We need to have a broader conversation about this very issue.
Pragmatically configuration and tunables are similar problems.
I think tunables are a mortal sin and would rather see algorithms
that can select the best implementation for the user automatically.
However, we need tunables to bootstrap that. I would hope that as
tunables appear they disappear into smart algorithms that do a better
job of tunning internals.
> If tunables are available, then trial-and-error would help where a
> user doesn't know the particulars of his application's data usage.
> Using tunables is potentially problematic as well. Often testing a
> condition in highly optimized code is enough to obviate the
> performance benefit you're attempting to provide. Checking for feature
> availability might consume enough cycles to make it senseless to use
> the facility itself. I believe this is what happened in the early
> days trying to use VMX in string routines.

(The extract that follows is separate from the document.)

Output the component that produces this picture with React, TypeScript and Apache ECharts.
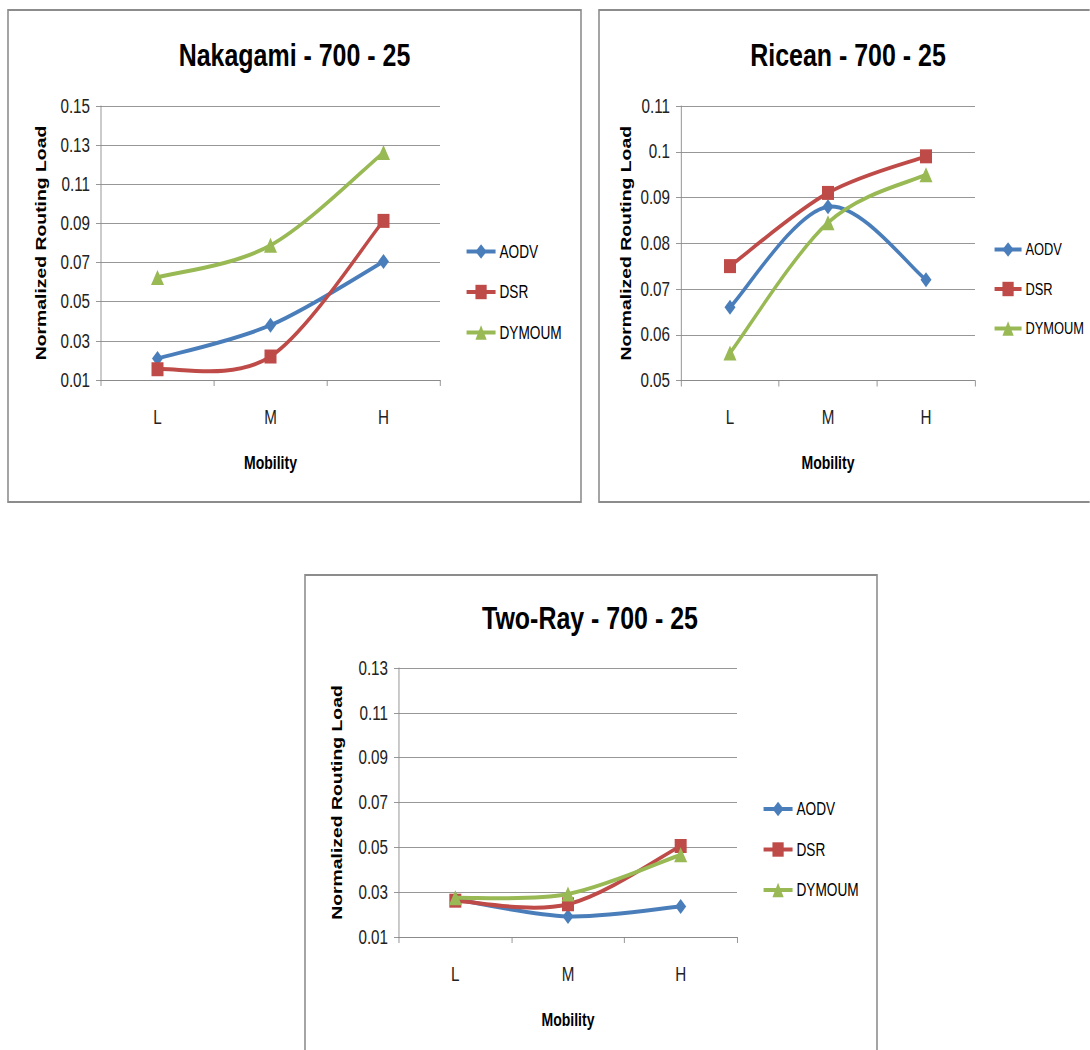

Agreed. You have to make it configurable then, and that's costly from
a complexity perspective, and makes testing all build configurations
harder and harder.
> Additionally, while dynamically linked applications won't suffer from
> using IFUNC resolved functions (because of mandatory PLT usage), glibc
> internal usage of IFUNC resolved functions very likely will if/when
> forced to go through the PLT, especially on systems like PowerPC where
> indirect branching is more expensive than direct branching. When
> Adhemerval's PowerPC IFUNC patches go in I'll probably argue for
> keeping a 'generic' optimized version for internal libc usage. We'll
> see how it all works together.
> So using tunables alone isn't necessarily a win unless it's coupled
> with IFUNC. But using IFUNC also isn't a guaranteed win in all cases.
Unless we try to come up wtih something to make it faster on Power?
> For external usage, Using IFUNC in combination with a tunable should
> be beneficial. For instance, on systems that don't have a concrete
> cacheline size (e.g., the A2 processor), at process initialization we
> query the system cacheline size, populate a static with the size, and
> then the string routines will query that size at runtime. It'd be
> nice to do that query at initialization and then pre-select an
> implementation based on cacheline size so we don't have to test for
> the cacheline size each time through the string function.
> This of course increases the cost of maintaining the string routines
> by having myriad of combinations.
Which we already have and need to test via the IFUNC testing functionality
that HJ added.
> These are all the trade-offs we weigh.
... and more.
I see your concerns, and raise you a couple more.
If we leave the situation as is we will have a continued and difficult
time accepting performance patches for functional units of the library.
We need to drive objectivity into the evaluation of the patches. It won't
be completely objective at first, but it better move in that direction.